** Start of Data lines **

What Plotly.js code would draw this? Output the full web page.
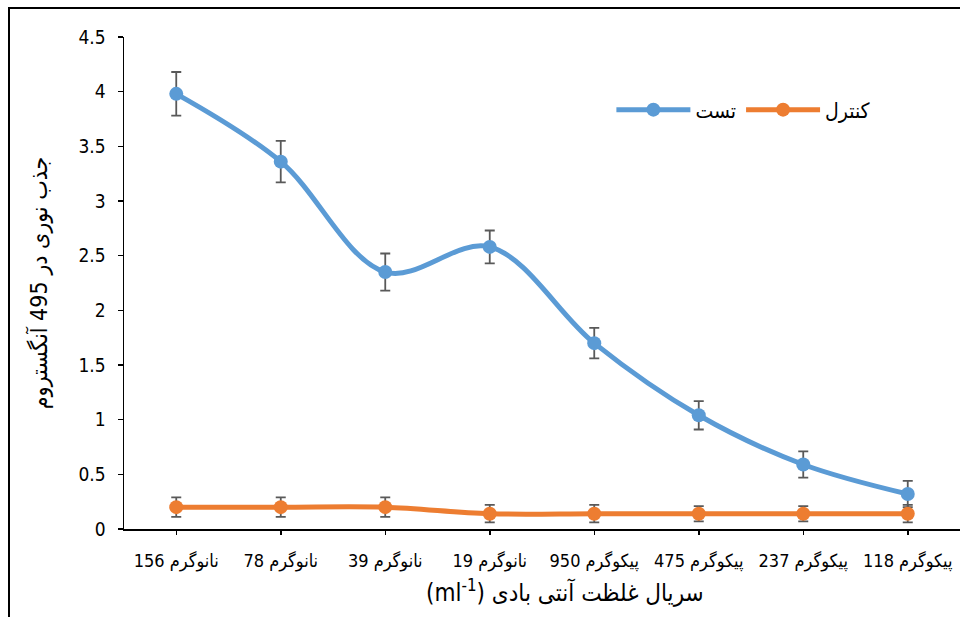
<!DOCTYPE html>
<html>
<head>
<meta charset="utf-8">
<script src="https://cdn.plot.ly/plotly-3.0.1.min.js"></script>
<style>
html,body{margin:0;padding:0;background:#fff;}
#chart{width:960px;height:617px;}
</style>
</head>
<body>
<div id="chart"></div>
<script>
const categories = ["156 نانوگرم","78 نانوگرم","39 نانوگرم","19 نانوگرم","950 پیکوگرم","475 پیکوگرم","237 پیکوگرم","118 پیکوگرم"];
const testValues = [3.98, 3.36, 2.35, 2.58, 1.70, 1.04, 0.59, 0.32];
const testErrors = [0.20, 0.19, 0.17, 0.15, 0.14, 0.13, 0.12, 0.12];
const controlValues = [0.20, 0.20, 0.20, 0.14, 0.14, 0.14, 0.14, 0.14];
const controlErrors = [0.09, 0.09, 0.09, 0.08, 0.08, 0.07, 0.07, 0.08];
const seriesNames = ["تست","کنترل"];
const xTitle = "(ml<sup>-1</sup>) سریال غلظت آنتی بادی";
const yTitle = "جذب نوری در 495 آنگستروم";

const baseFont = "'Liberation Sans Narrow', 'DejaVu Sans Condensed', 'DejaVu Sans', sans-serif";
const titleFont = "'DejaVu Sans Condensed', 'DejaVu Sans', sans-serif";

const errStyle = {type:'data', visible:true, color:'#595959', thickness:1.8, width:5};

const traces = [
  {
    x: categories, y: testValues, name: seriesNames[0], type:'scatter', mode:'lines+markers',
    line:{color:'#5B9BD5', width:5, shape:'spline', smoothing:1},
    marker:{color:'#5B9BD5', size:14},
    error_y: Object.assign({array: testErrors}, errStyle)
  },
  {
    x: categories, y: controlValues, name: seriesNames[1], type:'scatter', mode:'lines+markers',
    line:{color:'#ED7D31', width:5, shape:'spline', smoothing:1},
    marker:{color:'#ED7D31', size:14},
    error_y: Object.assign({array: controlErrors}, errStyle)
  }
];

const L = 124, R = 0, T = 37, B = 88;
const pw = 960 - L - R, ph = 617 - T - B;

const layout = {
  width: 960, height: 617,
  margin: {l: L, r: R, t: T, b: B, pad: 0},
  paper_bgcolor: '#fff', plot_bgcolor: '#fff',
  font: {family: baseFont, color: '#000', size: 16},
  showlegend: true,
  legend: {
    orientation: 'h', x: 0.583, y: 1 - (110 - T)/ph, xanchor: 'left', yanchor: 'middle',
    font: {size: 21, family: titleFont}, bgcolor: 'rgba(0,0,0,0)',
    itemwidth: 74
  },
  xaxis: {
    type: 'category', showgrid: false, zeroline: false,
    showline: true, linecolor: '#000', linewidth: 1.5,
    ticks: 'outside', ticklen: 4, tickcolor: '#000', tickwidth: 1.5,
    ticklabelstandoff: 11,
    tickfont: {size: 18, family: baseFont},
    range: [-0.5, 7.5]
  },
  yaxis: {
    range: [0, 4.5], dtick: 0.5, showgrid: false, zeroline: false,
    showline: true, linecolor: '#000', linewidth: 1.5,
    ticks: 'outside', ticklen: 5, tickcolor: '#000', tickwidth: 1.2,
    ticklabelstandoff: 8,
    tickfont: {size: 19, family: baseFont},
    title: {text: yTitle, font: {size: 23, family: baseFont}, standoff: 24}
  },
  annotations: [
    {text: xTitle, xref: 'paper', yref: 'paper', x: (565 - L)/pw, y: -(591 - (T + ph))/ph,
     xanchor: 'center', yanchor: 'middle', showarrow: false,
     font: {size: 24, family: titleFont, color: '#000'}}
  ],
  shapes: [
    {type:'rect', xref:'paper', yref:'paper',
     x0: (9 - L)/pw, x1: (975 - L)/pw, y0: -(640 - T - ph)/ph, y1: 1 + (T - 8)/ph,
     line:{color:'#000', width:2}, fillcolor:'rgba(0,0,0,0)', layer:'below'}
  ]
};

Plotly.newPlot('chart', traces, layout, {displayModeBar: false, staticPlot: true});
</script>
</body>
</html>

** End of Data lines **

- **Written task**
Pictures are excluded; copy all other data exactly as shown.

- **Complete response**
What Plotly.js code would draw this? Output the full web page.
<!DOCTYPE html>
<html>
<head>
<meta charset="utf-8">
<script src="https://cdn.plot.ly/plotly-3.0.1.min.js"></script>
<style>
html,body{margin:0;padding:0;background:#fff;}
#chart{width:960px;height:617px;}
</style>
</head>
<body>
<div id="chart"></div>
<script>
const categories = ["156 نانوگرم","78 نانوگرم","39 نانوگرم","19 نانوگرم","950 پیکوگرم","475 پیکوگرم","237 پیکوگرم","118 پیکوگرم"];
const testValues = [3.98, 3.36, 2.35, 2.58, 1.70, 1.04, 0.59, 0.32];
const testErrors = [0.20, 0.19, 0.17, 0.15, 0.14, 0.13, 0.12, 0.12];
const controlValues = [0.20, 0.20, 0.20, 0.14, 0.14, 0.14, 0.14, 0.14];
const controlErrors = [0.09, 0.09, 0.09, 0.08, 0.08, 0.07, 0.07, 0.08];
const seriesNames = ["تست","کنترل"];
const xTitle = "(ml<sup>-1</sup>) سریال غلظت آنتی بادی";
const yTitle = "جذب نوری در 495 آنگستروم";

const baseFont = "'Liberation Sans Narrow', 'DejaVu Sans Condensed', 'DejaVu Sans', sans-serif";
const titleFont = "'DejaVu Sans Condensed', 'DejaVu Sans', sans-serif";

const errStyle = {type:'data', visible:true, color:'#595959', thickness:1.8, width:5};

const traces = [
  {
    x: categories, y: testValues, name: seriesNames[0], type:'scatter', mode:'lines+markers',
    line:{color:'#5B9BD5', width:5, shape:'spline', smoothing:1},
    marker:{color:'#5B9BD5', size:14},
    error_y: Object.assign({array: testErrors}, errStyle)
  },
  {
    x: categories, y: controlValues, name: seriesNames[1], type:'scatter', mode:'lines+markers',
    line:{color:'#ED7D31', width:5, shape:'spline', smoothing:1},
    marker:{color:'#ED7D31', size:14},
    error_y: Object.assign({array: controlErrors}, errStyle)
  }
];

const L = 124, R = 0, T = 37, B = 88;
const pw = 960 - L - R, ph = 617 - T - B;

const layout = {
  width: 960, height: 617,
  margin: {l: L, r: R, t: T, b: B, pad: 0},
  paper_bgcolor: '#fff', plot_bgcolor: '#fff',
  font: {family: baseFont, color: '#000', size: 16},
  showlegend: true,
  legend: {
    orientation: 'h', x: 0.583, y: 1 - (110 - T)/ph, xanchor: 'left', yanchor: 'middle',
    font: {size: 21, family: titleFont}, bgcolor: 'rgba(0,0,0,0)',
    itemwidth: 74
  },
  xaxis: {
    type: 'category', showgrid: false, zeroline: false,
    showline: true, linecolor: '#000', linewidth: 1.5,
    ticks: 'outside', ticklen: 4, tickcolor: '#000', tickwidth: 1.5,
    ticklabelstandoff: 11,
    tickfont: {size: 18, family: baseFont},
    range: [-0.5, 7.5]
  },
  yaxis: {
    range: [0, 4.5], dtick: 0.5, showgrid: false, zeroline: false,
    showline: true, linecolor: '#000', linewidth: 1.5,
    ticks: 'outside', ticklen: 5, tickcolor: '#000', tickwidth: 1.2,
    ticklabelstandoff: 8,
    tickfont: {size: 19, family: baseFont},
    title: {text: yTitle, font: {size: 23, family: baseFont}, standoff: 24}
  },
  annotations: [
    {text: xTitle, xref: 'paper', yref: 'paper', x: (565 - L)/pw, y: -(591 - (T + ph))/ph,
     xanchor: 'center', yanchor: 'middle', showarrow: false,
     font: {size: 24, family: titleFont, color: '#000'}}
  ],
  shapes: [
    {type:'rect', xref:'paper', yref:'paper',
     x0: (9 - L)/pw, x1: (975 - L)/pw, y0: -(640 - T - ph)/ph, y1: 1 + (T - 8)/ph,
     line:{color:'#000', width:2}, fillcolor:'rgba(0,0,0,0)', layer:'below'}
  ]
};

Plotly.newPlot('chart', traces, layout, {displayModeBar: false, staticPlot: true});
</script>
</body>
</html>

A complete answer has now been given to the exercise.